Less than a month ago, conservative activist Charlie Kirk was assassinated on a Utah college campus. Last spring, Columbia University students were facing suspension for camping out while protesting their administration’s financial ties to Israel. Harvard University has become the site of a funding tug-of-war, with President Donald Trump on the other end of the rope.

For centuries, college campuses have been hotbeds of ideas, protest and dialogue. Through the Jim Crow era, the Vietnam War and the United States’ invasion of Iraq, students have been at the forefront of progress.

So, I look to the massive rectangle of greenery in the center of campus, which decades ago was filled with passionate students with something to say. Now it’s empty.

In my two years on campus, in a tumultuous era not only for students, but for America, I’ve seen one student-led protest. During midterm exams in the winter of 2024, a relatively small group of students chanted through a megaphone for a free Palestine.

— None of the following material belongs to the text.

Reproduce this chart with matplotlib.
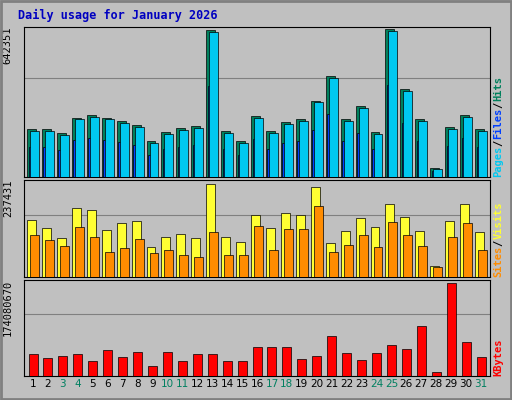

All that the student body said in response was a Yik Yak message to shut up so we could take our exams.

If you scroll through URI students’ Instagram stories, we look like we care. Infographic after infographic is reposted, but where it matters, in person, there’s simply no one there. We do have political and activist groups on campus, and I don’t intend to diminish their work.

They function without support from the general student body, but imagine what they could pull off with both financial and moral support.

And I would be a hypocrite if I didn’t note my own lack of political involvement — it’s not as if I’m out with handmade signs either. But it troubles me that URI students, including myself, foster a culture where silence is the norm.

What makes our school so different from the universities boiling over with political conversation?

Is protest something only reserved for elite, exclusive institutions? Where the president is threatening their “woke” classes?

Twenty URI employees have been fired this year because of Trump’s budget cuts. Our research budget is being slashed by millions. Changes are being made in our community, and none of us are batting an eye, either because we don’t know or don’t care.

As the story goes, a frog slowly boiled alive doesn’t notice. The water is heating up at URI, slowly but surely.

Yet we stay silent.

I understand reading the news and staying informed is a uniquely draining experience these days. We’re young, in what is repeatedly said by our families to be the prime of our lives, and having constant anxiety about impending federal orders isn’t exactly how I would like to spend my time, either.

No one wants to be the one to burst the idyllic bubble we live in, tanning on the quad and playing spikeball on sunny afternoons. The American sense of hyper-individualism has caught up with us, thinking about only ourselves and our own problems.

I don’t mean to say our own problems aren’t important, but in the grand scheme of our university being undercut by the federal government, they do fall away a bit.

Our silence sends a message of compliance, intentional or not. There is no difference in following orders begrudgingly and following them enthusiastically.

So what do we do?

Honestly, I don’t know. Which is hard to admit, and makes me feel very helpless, but it’s the truth.

I think all there is to do is talk. Talk to one another about what’s happening, even if it’s awkward. Talk to our professors and administrators about what we really think, sharing our dissent (or agreement, I don’t know you) for budget cuts and firings.

Maybe one day, we’ll circle back to our roots of marching across the quad with handmade signs. I just hope the water hasn’t boiled over by then.